Women's Weekend Film Challenge works for gender equity by creating opportunities for women to bring their leadership, talents, and stories to the forefront of the film industry.
Women's Weekend Film Challenge was founded by Katrina Medoff and Tracy Sayre in November 2017 in New York. It started with a post on social media when Katrina asked the filmmaking community if anyone wanted to make a film in one weekend with women in every role of production. Nearly 300 women commented within 10 hours, eager to participate. Most of them had been working in the industry for years and were tired of being the only woman on set. Since then, Katrina and Tracy have developed relationships with major brands in the film to provide top-of-the-line gear and stipends for festival submissions. The challenge has always been free for participants in order to remove the financial barriers the women face in the film industry.
Let the Challenge Begin
It was the very first challenge in LA and I got selected and became one of 200 participants in six teams, all talented women of the industry, to make magic in one weekend. The first meeting in less than a week before the action was so powerful, collaborative and positive, I don’t think I have been around that strong supportive energy before that in my life. And my team Stella had not met each other until that day, but we became one.
One of the rules of the challenge is that you don’t know ahead in what genre you have to create a movie. And during the first meeting right after “hello, my name is” we discussed the possible options for locations to shoot, workspace, props, and wardrobe options. That moment I realized – challenge begins.

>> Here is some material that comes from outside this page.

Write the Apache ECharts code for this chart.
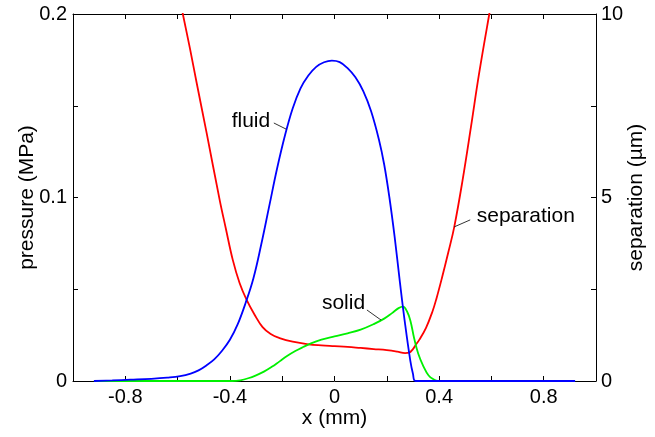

On Thursday night Katrina and Tracy randomly picked the genres for each team from a hat and we got, drumroll ... western. We got on a call to discuss everything and writers immediately started to work. One of the team members, thanks to her co-workers, provided a great warehouse for the shoot. The next day the girls arrived there to rehearse and plan the shoot. I was a video editor and decided to save my energy for the actual editing process, so my assistant Kate was on the pulse of the process.
The next day I came to the location right before they wrapped up to go over details on postproduction and after, that girl was working all night on exporting, syncing, and organizing projects for me to work. On Sunday I woke up with excitement to make it fast and good. Director Julianne arrived after I made the first cut and we all collaboratively worked on adjustments and finalizing. Around 8 p.m. on Sunday we have submitted our movie to review and the next day we pretty much only made some color and sound correction and sound.

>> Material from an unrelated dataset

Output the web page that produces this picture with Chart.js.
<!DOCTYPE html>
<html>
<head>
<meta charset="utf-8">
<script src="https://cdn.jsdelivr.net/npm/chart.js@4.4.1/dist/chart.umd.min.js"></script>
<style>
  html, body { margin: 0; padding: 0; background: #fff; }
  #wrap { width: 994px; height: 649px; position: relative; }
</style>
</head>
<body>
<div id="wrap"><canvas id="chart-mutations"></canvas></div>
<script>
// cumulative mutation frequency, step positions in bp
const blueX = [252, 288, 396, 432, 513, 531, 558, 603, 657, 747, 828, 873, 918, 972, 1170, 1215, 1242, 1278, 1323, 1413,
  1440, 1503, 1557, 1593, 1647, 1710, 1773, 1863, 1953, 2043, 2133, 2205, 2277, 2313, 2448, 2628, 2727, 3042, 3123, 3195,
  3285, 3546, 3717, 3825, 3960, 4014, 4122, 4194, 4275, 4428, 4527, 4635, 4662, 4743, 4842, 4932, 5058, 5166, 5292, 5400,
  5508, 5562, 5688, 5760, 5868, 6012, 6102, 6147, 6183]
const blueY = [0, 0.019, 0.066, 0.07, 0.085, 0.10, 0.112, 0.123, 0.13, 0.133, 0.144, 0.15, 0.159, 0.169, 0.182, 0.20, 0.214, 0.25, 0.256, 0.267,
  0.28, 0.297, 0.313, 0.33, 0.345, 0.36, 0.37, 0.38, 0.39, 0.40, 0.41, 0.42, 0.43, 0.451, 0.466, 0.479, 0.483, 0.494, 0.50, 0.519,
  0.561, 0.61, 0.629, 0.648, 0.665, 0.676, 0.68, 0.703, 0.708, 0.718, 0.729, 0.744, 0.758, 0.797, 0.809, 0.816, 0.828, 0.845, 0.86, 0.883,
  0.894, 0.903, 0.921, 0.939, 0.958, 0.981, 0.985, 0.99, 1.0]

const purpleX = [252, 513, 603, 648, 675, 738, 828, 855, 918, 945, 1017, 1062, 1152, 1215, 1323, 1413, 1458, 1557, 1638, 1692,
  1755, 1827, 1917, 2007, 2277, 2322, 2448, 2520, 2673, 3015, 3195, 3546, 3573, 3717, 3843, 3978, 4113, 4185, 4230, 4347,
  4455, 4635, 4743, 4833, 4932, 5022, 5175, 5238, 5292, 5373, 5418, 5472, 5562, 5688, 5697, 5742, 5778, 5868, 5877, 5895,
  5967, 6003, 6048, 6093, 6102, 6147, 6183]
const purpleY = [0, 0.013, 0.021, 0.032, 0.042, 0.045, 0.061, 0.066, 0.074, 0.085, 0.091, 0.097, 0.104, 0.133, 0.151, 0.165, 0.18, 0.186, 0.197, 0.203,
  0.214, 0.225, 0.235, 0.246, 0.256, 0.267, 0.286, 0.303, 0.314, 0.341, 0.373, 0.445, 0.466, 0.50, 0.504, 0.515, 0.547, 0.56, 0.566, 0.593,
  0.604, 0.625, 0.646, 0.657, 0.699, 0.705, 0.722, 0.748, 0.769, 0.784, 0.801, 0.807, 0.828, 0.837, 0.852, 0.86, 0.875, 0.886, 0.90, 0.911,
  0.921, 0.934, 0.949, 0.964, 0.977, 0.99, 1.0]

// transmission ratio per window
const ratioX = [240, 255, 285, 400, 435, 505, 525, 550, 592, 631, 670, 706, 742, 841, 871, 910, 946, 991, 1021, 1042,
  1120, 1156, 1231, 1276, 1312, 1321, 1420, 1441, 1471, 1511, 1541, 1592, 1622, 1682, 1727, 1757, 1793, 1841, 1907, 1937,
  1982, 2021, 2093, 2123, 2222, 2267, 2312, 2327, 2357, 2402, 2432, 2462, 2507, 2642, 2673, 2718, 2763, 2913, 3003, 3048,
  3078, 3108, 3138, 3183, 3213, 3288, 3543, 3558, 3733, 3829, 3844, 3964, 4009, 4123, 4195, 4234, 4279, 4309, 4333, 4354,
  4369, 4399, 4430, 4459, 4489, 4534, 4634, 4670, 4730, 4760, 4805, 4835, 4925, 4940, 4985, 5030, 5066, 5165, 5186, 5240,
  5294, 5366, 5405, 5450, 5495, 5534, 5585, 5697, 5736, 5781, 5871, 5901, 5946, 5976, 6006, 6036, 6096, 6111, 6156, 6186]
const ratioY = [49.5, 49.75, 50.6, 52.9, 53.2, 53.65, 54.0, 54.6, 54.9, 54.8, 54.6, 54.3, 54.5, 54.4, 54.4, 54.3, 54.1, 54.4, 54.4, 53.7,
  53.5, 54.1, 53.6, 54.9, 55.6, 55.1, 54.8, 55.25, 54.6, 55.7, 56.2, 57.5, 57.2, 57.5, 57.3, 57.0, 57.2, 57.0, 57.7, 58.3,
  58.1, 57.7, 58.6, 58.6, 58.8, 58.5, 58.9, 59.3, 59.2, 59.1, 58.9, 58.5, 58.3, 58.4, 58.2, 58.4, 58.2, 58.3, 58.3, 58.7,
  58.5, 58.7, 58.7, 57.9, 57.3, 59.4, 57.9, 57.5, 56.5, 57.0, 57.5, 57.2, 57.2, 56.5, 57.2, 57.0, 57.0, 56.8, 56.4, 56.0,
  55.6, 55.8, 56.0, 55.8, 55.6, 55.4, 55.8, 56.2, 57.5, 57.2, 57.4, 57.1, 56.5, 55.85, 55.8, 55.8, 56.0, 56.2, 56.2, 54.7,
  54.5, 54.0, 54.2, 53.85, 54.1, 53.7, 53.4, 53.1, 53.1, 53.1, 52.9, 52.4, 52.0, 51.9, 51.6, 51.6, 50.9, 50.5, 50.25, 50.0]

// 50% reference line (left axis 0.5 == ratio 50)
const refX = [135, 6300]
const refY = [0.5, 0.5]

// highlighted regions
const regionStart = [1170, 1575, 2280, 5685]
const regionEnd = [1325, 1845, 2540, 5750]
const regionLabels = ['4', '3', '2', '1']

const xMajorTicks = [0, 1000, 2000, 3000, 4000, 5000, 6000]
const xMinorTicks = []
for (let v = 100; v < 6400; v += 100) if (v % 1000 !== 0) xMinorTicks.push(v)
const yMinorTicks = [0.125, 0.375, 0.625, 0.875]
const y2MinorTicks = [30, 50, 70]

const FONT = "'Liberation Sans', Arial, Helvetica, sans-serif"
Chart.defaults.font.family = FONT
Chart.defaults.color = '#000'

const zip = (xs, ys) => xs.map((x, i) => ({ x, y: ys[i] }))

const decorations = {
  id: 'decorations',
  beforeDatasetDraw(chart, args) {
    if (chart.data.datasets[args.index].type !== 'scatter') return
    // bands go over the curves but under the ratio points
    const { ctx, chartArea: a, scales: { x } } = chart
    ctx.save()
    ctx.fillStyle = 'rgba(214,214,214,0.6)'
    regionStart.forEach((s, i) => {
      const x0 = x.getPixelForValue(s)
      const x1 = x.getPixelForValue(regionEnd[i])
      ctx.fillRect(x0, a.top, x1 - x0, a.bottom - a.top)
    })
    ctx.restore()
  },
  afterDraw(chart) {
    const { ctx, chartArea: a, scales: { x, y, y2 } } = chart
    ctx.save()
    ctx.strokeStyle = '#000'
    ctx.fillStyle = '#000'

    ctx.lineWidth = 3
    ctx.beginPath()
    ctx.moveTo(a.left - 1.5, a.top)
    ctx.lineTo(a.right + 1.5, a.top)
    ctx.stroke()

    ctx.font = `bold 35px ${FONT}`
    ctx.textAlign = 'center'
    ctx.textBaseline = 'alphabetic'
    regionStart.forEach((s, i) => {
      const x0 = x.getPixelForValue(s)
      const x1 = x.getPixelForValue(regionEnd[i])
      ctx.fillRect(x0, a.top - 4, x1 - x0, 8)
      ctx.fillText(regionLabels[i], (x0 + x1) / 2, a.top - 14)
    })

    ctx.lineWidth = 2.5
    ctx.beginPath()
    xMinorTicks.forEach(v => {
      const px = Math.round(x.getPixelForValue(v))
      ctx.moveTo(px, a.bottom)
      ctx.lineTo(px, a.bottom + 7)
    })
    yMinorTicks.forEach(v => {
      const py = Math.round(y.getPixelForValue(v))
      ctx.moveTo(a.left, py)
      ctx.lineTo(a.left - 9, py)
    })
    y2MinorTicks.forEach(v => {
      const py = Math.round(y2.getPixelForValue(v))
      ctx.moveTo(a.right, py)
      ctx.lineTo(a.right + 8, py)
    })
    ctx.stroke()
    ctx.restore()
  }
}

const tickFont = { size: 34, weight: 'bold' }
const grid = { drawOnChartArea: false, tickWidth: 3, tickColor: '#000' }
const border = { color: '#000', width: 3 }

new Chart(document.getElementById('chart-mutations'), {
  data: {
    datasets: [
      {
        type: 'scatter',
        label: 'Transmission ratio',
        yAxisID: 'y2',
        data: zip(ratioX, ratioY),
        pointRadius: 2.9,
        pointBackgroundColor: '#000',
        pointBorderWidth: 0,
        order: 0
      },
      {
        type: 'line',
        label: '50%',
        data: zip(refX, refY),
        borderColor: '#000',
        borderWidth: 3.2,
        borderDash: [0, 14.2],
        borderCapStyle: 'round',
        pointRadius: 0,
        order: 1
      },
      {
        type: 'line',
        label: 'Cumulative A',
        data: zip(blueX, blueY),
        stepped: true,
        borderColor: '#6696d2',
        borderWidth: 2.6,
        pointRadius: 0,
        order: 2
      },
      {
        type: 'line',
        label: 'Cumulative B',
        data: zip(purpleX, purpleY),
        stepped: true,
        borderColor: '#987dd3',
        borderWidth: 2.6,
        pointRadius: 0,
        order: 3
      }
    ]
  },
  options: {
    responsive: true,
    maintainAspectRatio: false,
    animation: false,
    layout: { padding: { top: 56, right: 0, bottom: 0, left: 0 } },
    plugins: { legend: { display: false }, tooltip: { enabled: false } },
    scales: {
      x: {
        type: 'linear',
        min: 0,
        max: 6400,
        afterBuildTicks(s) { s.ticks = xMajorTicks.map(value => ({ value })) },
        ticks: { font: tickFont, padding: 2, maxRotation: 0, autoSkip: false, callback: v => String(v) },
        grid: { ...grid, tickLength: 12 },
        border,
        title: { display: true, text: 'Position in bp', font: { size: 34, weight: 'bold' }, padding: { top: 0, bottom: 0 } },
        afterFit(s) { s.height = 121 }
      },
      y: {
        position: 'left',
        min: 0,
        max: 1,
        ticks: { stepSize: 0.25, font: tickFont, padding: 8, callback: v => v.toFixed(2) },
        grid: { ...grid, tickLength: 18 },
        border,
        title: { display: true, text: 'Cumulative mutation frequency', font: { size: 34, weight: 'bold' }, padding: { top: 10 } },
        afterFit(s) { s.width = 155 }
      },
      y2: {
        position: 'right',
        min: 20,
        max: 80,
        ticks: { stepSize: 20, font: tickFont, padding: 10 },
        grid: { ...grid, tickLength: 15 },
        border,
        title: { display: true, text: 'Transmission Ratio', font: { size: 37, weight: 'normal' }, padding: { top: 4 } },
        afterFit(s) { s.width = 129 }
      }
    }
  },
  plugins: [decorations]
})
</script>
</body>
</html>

I have never color corrected the final video myself until then. I literally was watching tutorials on DaVinci Resolve and asking people inside the coffee shop where I stopped on the way from the meetings (next to the Sony studios)) to help me because of the deadline. It was a lot of fun.
After the Challenge
Gils hosted an official screening in ArcLight Cinema theater and a networking party for all completed films. It was really fun to see our creation on the big screen and also the other five movies from other teams. I really enjoyed that night and feel proud of my team.
Katrina and Tracy provided submission stipends to film festivals for participants and coached them on how to submit to festivals so that they can network with a larger audience. And our Outlaws got selected for Indie Short Fest.